→ **Exercise objective**
Print, word for word, every line from the beginning of the listing up to and including the line with "fame_content = [98.3, 97.6, 97.3, 98.6, 97.7]". Pictures are to be excluded.

○ ○ ○ ○

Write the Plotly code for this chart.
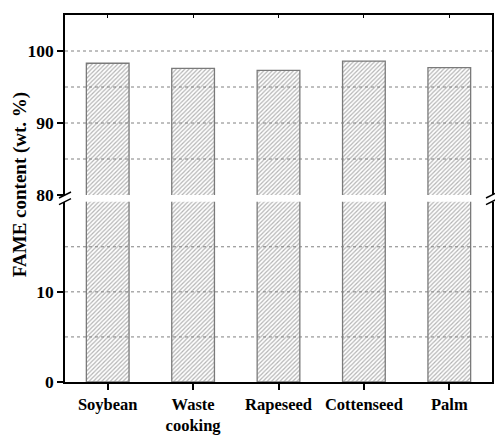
import plotly.graph_objects as go

categories = ["Soybean", "Waste<br>cooking", "Rapeseed", "Cottenseed", "Palm"]
fame_content = [98.3, 97.6, 97.3, 98.6, 97.7]

lower_range = [0, 20]
upper_range = [80, 105]
lower_ticks = [0, 10]
upper_ticks = [80, 90, 100]
lower_grid = [5, 10, 15]
upper_grid = [85, 90, 95, 100]

FONT = "Liberation Serif"
bar_style = dict(
    color="white",
    line=dict(color="#7a7a7a", width=1.3),
    pattern=dict(shape="/", size=3, solidity=0.4, fgcolor="#6a6a6a", bgcolor="white"),
)

fig = go.Figure()
fig.add_trace(go.Bar(x=categories, y=fame_content, width=0.5, marker=bar_style,
                     xaxis="x", yaxis="y", showlegend=False))
fig.add_trace(go.Bar(x=categories, y=fame_content, width=0.5, marker=bar_style,
                     xaxis="x2", yaxis="y2", showlegend=False))

H = 441
top, bottom = 15, 382
ph = bottom - top
low_dom = [0, (bottom - 201.7) / ph]
up_dom = [(bottom - 195) / ph, 1]

tickfont = dict(family=FONT, size=17.5, color="black", weight="bold")
axcommon = dict(showline=True, linecolor="black", linewidth=1.5, showgrid=False,
                zeroline=False, ticks="outside", ticklen=6, tickwidth=1.5,
                tickcolor="black", tickfont=tickfont, mirror=True)

fig.update_layout(
    width=495, height=H,
    margin=dict(l=65, r=1, t=top, b=H - bottom),
    plot_bgcolor="white", paper_bgcolor="white",
    xaxis=dict(anchor="y", range=[-0.5, 4.5], showline=True, linecolor="black",
               linewidth=1.5, ticks="outside", ticklen=6, tickwidth=1.5,
               tickcolor="black", showgrid=False,
               tickfont=dict(family=FONT, size=16.5, color="black", weight="bold")),
    xaxis2=dict(anchor="y2", matches="x", range=[-0.5, 4.5], side="top",
                showline=True, linecolor="black", linewidth=1.5, ticks="inside",
                ticklen=3, tickcolor="black", showticklabels=False, showgrid=False),
    yaxis=dict(domain=low_dom, range=lower_range, tickvals=lower_ticks, **axcommon),
    yaxis2=dict(domain=up_dom, range=upper_range, tickvals=upper_ticks, **axcommon),
)

shapes = []
for g in lower_grid:
    shapes.append(dict(type="line", xref="x domain", yref="y", x0=0, x1=1, y0=g, y1=g,
                       line=dict(color="#808080", width=1, dash="dot"), layer="above"))
for g in upper_grid:
    shapes.append(dict(type="line", xref="x domain", yref="y2", x0=0, x1=1, y0=g, y1=g,
                       line=dict(color="#808080", width=1, dash="dot"), layer="above"))

# axis break marks
for xa in (0, 1):
    for ya in (low_dom[1], up_dom[0]):
        shapes.append(dict(type="line", xref="paper", yref="paper",
                           xsizemode="pixel", ysizemode="pixel",
                           xanchor=xa, yanchor=ya,
                           x0=-6, x1=6, y0=-3, y1=3,
                           line=dict(color="black", width=1.5)))
fig.update_layout(shapes=shapes)

fig.add_annotation(text="<b>FAME content (wt. %)</b>", textangle=-90,
                   xref="paper", yref="paper", x=(20 - 65) / 429, y=(bottom - 185) / ph,
                   showarrow=False, font=dict(family=FONT, size=19, color="black"),
                   xanchor="center", yanchor="middle")

fig.write_html("out.html")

○ ○ ○ ○

→ **Response**
Write the Plotly code for this chart.
import plotly.graph_objects as go

categories = ["Soybean", "Waste<br>cooking", "Rapeseed", "Cottenseed", "Palm"]
fame_content = [98.3, 97.6, 97.3, 98.6, 97.7]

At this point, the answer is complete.